[Records provided]:
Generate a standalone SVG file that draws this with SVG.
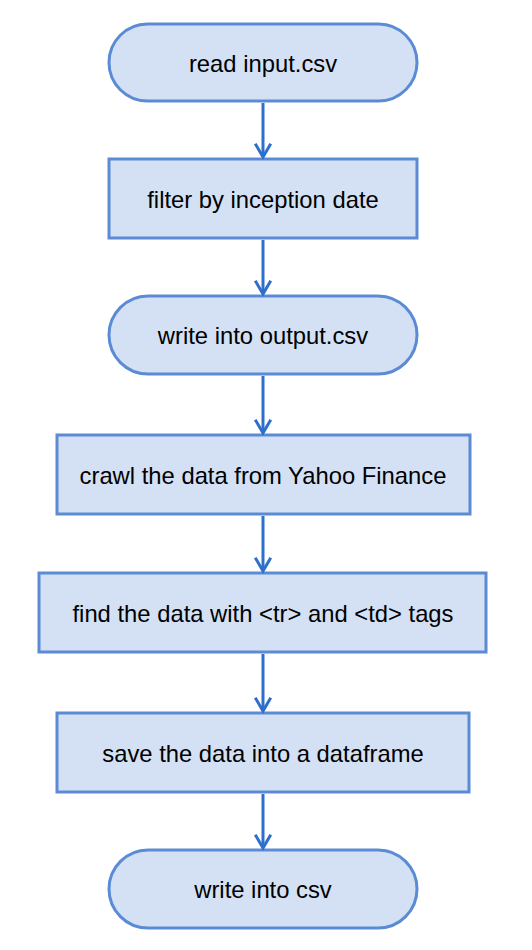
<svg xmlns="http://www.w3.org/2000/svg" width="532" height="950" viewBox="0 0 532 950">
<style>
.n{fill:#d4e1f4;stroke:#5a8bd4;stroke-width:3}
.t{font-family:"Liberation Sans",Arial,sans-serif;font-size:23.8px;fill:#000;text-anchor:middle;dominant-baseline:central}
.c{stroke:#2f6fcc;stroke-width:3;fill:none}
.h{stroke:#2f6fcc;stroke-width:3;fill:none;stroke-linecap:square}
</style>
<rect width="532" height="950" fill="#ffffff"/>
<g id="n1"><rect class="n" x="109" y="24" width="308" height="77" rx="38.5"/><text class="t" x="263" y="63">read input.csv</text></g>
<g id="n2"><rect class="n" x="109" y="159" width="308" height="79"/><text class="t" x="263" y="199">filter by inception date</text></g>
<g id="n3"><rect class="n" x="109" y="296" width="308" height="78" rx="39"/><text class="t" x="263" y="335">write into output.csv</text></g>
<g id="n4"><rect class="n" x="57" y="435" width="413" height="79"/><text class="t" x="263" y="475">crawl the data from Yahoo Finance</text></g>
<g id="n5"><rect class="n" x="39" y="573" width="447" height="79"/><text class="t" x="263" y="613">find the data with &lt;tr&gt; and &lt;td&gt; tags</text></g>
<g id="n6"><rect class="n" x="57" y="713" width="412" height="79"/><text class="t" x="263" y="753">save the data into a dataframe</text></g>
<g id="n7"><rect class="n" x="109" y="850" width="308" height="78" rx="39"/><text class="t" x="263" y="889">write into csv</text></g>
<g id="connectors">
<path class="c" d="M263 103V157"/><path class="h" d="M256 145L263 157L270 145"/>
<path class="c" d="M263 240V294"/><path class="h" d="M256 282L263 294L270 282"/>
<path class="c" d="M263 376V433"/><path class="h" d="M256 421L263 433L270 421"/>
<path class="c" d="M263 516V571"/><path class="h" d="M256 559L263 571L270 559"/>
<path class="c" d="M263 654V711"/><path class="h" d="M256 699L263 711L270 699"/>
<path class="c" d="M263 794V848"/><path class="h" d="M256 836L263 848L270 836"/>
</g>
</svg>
==
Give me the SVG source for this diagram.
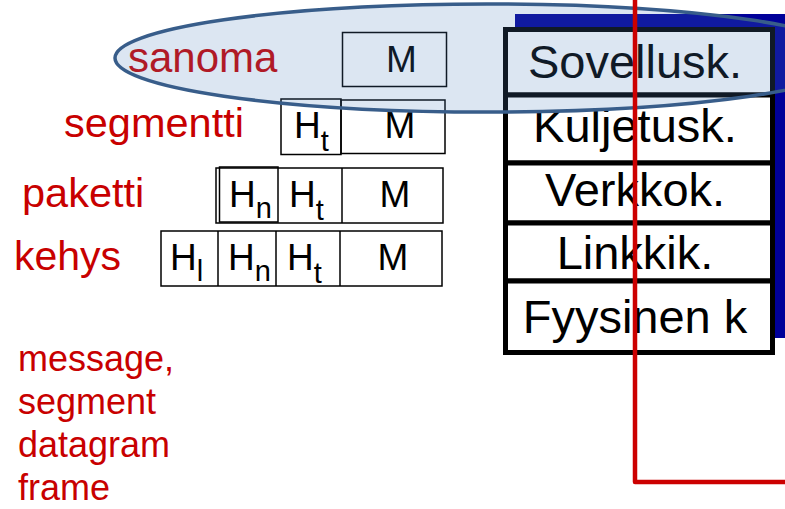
...
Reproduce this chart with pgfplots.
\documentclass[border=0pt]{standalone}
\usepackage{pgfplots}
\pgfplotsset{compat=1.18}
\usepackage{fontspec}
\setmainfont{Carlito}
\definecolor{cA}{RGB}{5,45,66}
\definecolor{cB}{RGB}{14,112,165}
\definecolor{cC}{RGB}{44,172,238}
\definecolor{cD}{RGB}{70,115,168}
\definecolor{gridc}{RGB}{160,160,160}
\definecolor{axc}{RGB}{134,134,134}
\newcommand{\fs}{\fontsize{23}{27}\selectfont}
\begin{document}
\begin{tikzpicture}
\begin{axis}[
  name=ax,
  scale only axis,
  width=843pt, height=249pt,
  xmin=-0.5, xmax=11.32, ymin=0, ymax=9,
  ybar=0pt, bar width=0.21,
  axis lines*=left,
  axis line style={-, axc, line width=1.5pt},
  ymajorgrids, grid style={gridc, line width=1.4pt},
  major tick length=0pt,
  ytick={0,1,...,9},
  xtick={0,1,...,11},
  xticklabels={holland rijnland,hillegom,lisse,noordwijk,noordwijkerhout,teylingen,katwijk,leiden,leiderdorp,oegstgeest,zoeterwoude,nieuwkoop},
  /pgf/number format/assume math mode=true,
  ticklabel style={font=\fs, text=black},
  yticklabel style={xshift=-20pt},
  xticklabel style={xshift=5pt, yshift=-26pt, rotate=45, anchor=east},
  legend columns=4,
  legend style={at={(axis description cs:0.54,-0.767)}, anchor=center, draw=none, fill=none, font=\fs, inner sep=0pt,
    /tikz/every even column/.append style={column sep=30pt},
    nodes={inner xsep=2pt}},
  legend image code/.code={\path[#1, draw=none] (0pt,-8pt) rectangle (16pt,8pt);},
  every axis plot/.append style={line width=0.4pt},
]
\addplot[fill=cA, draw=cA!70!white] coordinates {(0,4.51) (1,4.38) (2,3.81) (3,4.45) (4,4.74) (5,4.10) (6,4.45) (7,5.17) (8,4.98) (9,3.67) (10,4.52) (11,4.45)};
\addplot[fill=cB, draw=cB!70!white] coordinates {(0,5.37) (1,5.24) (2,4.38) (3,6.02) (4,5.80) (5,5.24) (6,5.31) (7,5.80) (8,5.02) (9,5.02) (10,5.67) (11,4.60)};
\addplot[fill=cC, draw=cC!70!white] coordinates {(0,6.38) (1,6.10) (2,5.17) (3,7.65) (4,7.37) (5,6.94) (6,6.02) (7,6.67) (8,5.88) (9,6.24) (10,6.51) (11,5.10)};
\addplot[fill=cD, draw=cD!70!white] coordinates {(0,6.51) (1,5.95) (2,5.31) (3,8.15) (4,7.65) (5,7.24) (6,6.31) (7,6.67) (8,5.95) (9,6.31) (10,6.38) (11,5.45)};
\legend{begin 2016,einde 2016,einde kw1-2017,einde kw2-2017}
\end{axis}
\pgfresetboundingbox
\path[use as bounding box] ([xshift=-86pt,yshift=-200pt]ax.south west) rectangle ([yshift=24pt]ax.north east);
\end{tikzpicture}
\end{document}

[Exercise task]:
The word "with" may appear on some lines. Report how many lines hold it, giving the number alone.

[Complete answer]:
3